● **Entries**:
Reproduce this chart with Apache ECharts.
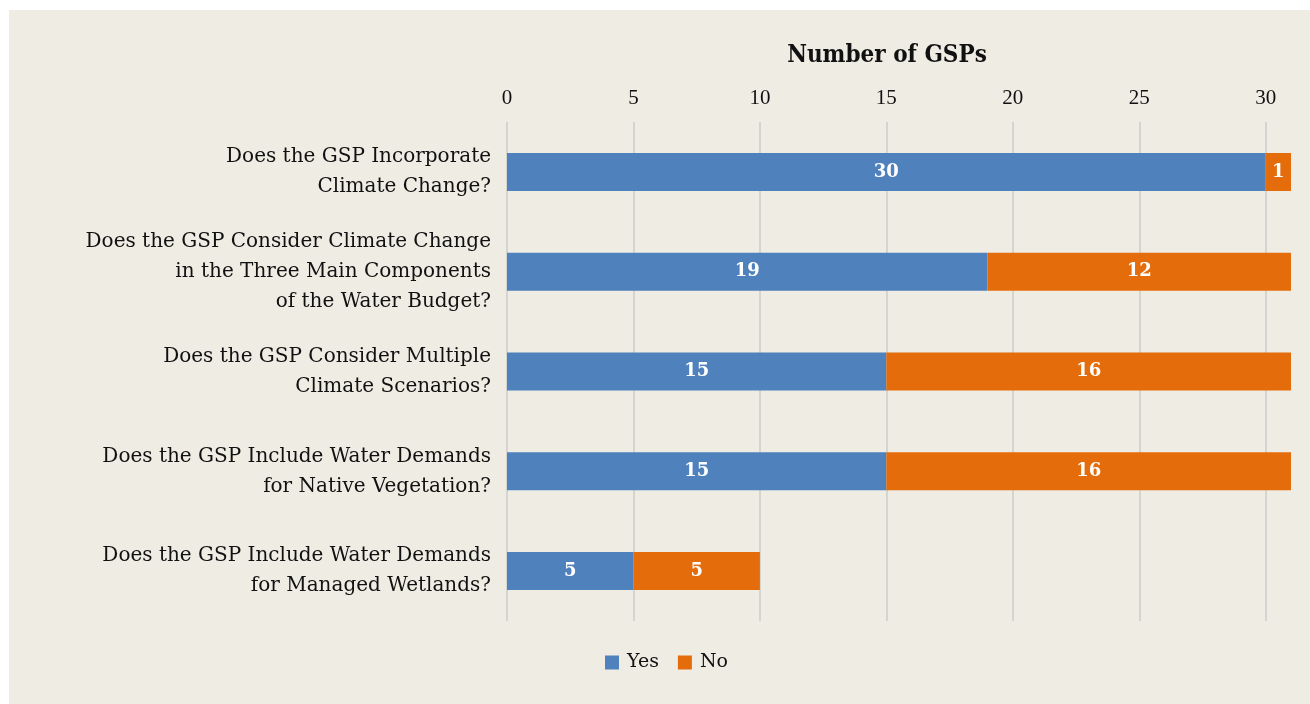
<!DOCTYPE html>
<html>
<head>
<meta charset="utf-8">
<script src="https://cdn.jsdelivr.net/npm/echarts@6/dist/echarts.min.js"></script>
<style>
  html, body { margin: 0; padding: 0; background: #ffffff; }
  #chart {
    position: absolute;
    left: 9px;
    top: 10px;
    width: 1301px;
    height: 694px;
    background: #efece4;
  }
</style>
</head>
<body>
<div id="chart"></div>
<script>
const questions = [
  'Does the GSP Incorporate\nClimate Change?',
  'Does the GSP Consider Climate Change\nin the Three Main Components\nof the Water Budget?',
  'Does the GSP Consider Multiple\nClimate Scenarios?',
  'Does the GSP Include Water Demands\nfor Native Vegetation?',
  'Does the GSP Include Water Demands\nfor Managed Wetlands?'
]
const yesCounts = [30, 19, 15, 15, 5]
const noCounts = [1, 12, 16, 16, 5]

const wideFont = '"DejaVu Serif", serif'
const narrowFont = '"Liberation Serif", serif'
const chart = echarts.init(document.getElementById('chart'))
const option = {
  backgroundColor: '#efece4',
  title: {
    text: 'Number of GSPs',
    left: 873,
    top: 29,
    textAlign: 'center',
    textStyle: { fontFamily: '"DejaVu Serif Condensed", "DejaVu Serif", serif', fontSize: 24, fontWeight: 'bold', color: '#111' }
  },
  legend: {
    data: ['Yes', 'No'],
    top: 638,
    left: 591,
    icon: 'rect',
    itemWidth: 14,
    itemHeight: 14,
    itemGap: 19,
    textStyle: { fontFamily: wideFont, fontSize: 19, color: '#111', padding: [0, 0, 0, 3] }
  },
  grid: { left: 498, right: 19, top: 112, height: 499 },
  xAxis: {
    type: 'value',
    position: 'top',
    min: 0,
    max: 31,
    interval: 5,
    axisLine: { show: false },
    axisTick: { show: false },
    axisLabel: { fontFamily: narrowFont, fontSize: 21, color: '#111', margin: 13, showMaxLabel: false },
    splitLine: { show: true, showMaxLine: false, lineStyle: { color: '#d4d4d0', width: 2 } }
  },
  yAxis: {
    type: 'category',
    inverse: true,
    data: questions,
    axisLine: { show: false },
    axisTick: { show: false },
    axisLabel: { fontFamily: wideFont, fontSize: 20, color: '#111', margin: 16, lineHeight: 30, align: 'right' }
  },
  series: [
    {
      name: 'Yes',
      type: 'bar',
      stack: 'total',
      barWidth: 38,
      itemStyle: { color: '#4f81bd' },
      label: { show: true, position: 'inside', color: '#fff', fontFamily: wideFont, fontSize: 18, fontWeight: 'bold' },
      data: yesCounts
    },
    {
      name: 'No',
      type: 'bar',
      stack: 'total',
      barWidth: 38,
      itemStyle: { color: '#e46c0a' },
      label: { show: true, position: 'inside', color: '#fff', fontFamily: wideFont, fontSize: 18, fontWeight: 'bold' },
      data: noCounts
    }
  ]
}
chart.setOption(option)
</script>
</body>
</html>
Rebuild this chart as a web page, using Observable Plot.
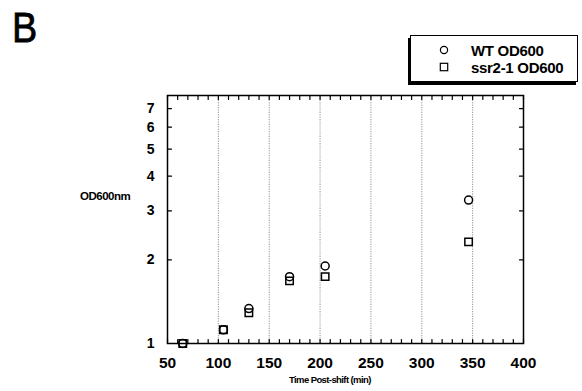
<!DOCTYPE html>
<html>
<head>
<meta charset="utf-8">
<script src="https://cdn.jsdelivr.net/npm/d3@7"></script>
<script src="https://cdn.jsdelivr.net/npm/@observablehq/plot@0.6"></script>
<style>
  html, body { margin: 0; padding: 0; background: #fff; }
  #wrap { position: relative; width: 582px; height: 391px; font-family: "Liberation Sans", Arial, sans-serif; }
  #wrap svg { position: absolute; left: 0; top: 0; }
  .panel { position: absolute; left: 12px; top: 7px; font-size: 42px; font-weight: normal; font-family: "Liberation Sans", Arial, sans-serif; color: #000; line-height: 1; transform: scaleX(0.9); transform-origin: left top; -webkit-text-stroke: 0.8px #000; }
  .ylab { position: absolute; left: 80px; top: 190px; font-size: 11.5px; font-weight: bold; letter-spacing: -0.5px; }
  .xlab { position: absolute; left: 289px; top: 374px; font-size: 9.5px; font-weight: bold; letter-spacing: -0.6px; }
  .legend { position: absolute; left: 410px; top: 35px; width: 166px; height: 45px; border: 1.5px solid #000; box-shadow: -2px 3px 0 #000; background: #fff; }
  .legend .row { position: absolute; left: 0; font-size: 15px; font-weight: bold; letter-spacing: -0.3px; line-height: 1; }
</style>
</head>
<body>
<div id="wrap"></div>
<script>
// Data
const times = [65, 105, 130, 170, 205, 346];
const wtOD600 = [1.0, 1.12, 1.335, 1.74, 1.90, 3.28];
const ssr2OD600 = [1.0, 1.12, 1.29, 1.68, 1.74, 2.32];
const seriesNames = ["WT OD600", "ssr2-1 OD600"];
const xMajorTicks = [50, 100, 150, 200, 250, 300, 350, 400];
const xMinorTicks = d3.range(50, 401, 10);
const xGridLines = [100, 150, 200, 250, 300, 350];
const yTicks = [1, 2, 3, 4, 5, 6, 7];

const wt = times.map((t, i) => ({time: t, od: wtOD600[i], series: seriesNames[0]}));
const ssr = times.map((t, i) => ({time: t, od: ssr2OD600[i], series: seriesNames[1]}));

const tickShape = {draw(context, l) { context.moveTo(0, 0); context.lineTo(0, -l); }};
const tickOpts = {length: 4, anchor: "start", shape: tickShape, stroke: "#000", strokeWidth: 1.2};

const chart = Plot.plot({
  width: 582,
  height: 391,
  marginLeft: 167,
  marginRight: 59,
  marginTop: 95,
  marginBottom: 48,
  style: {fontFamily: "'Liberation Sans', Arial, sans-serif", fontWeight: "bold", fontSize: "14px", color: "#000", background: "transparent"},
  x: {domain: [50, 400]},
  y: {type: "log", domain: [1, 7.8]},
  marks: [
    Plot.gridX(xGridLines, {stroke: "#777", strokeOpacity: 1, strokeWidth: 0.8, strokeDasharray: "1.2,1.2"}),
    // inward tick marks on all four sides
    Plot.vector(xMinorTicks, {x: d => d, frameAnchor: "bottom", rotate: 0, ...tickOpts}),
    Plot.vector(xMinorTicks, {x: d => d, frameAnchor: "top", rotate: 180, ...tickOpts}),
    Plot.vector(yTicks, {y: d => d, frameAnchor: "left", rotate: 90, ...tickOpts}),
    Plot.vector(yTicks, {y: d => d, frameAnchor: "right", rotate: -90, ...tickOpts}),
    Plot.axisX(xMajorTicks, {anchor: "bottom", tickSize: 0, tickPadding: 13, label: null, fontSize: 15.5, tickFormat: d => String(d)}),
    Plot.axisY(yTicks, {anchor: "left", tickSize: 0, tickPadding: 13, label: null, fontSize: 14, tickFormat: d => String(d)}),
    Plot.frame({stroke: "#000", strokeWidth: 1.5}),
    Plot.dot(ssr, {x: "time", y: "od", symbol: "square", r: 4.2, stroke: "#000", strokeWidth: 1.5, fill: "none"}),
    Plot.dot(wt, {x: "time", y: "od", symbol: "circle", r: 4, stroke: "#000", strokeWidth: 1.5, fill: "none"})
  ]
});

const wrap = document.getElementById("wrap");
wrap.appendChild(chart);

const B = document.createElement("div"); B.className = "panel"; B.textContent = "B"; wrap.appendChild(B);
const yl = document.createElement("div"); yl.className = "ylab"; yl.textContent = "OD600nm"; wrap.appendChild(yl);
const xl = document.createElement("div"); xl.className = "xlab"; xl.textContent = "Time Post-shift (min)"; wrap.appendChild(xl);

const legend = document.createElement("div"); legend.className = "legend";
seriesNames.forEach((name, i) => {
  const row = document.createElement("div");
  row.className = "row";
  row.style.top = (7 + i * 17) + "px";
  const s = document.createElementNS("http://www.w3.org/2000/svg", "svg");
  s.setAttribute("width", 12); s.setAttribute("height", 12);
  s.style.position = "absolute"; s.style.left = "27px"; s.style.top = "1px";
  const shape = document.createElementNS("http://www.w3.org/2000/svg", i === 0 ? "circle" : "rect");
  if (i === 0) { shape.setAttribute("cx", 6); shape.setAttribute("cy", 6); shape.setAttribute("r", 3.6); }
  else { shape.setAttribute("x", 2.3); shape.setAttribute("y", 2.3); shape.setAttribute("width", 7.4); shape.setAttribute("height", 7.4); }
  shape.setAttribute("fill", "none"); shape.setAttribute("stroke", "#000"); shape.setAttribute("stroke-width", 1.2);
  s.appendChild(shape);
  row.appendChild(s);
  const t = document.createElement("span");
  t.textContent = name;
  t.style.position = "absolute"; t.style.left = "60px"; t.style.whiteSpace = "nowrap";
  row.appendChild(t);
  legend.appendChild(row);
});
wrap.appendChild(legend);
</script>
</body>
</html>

● **Exercise instructions**: Print the entries as they stand, first line through the line holding "const noCounts = [1, 12, 16, 16, 5]", with every picture removed.

● **Expected output**:
Reproduce this chart with Apache ECharts.
<!DOCTYPE html>
<html>
<head>
<meta charset="utf-8">
<script src="https://cdn.jsdelivr.net/npm/echarts@6/dist/echarts.min.js"></script>
<style>
  html, body { margin: 0; padding: 0; background: #ffffff; }
  #chart {
    position: absolute;
    left: 9px;
    top: 10px;
    width: 1301px;
    height: 694px;
    background: #efece4;
  }
</style>
</head>
<body>
<div id="chart"></div>
<script>
const questions = [
  'Does the GSP Incorporate\nClimate Change?',
  'Does the GSP Consider Climate Change\nin the Three Main Components\nof the Water Budget?',
  'Does the GSP Consider Multiple\nClimate Scenarios?',
  'Does the GSP Include Water Demands\nfor Native Vegetation?',
  'Does the GSP Include Water Demands\nfor Managed Wetlands?'
]
const yesCounts = [30, 19, 15, 15, 5]
const noCounts = [1, 12, 16, 16, 5]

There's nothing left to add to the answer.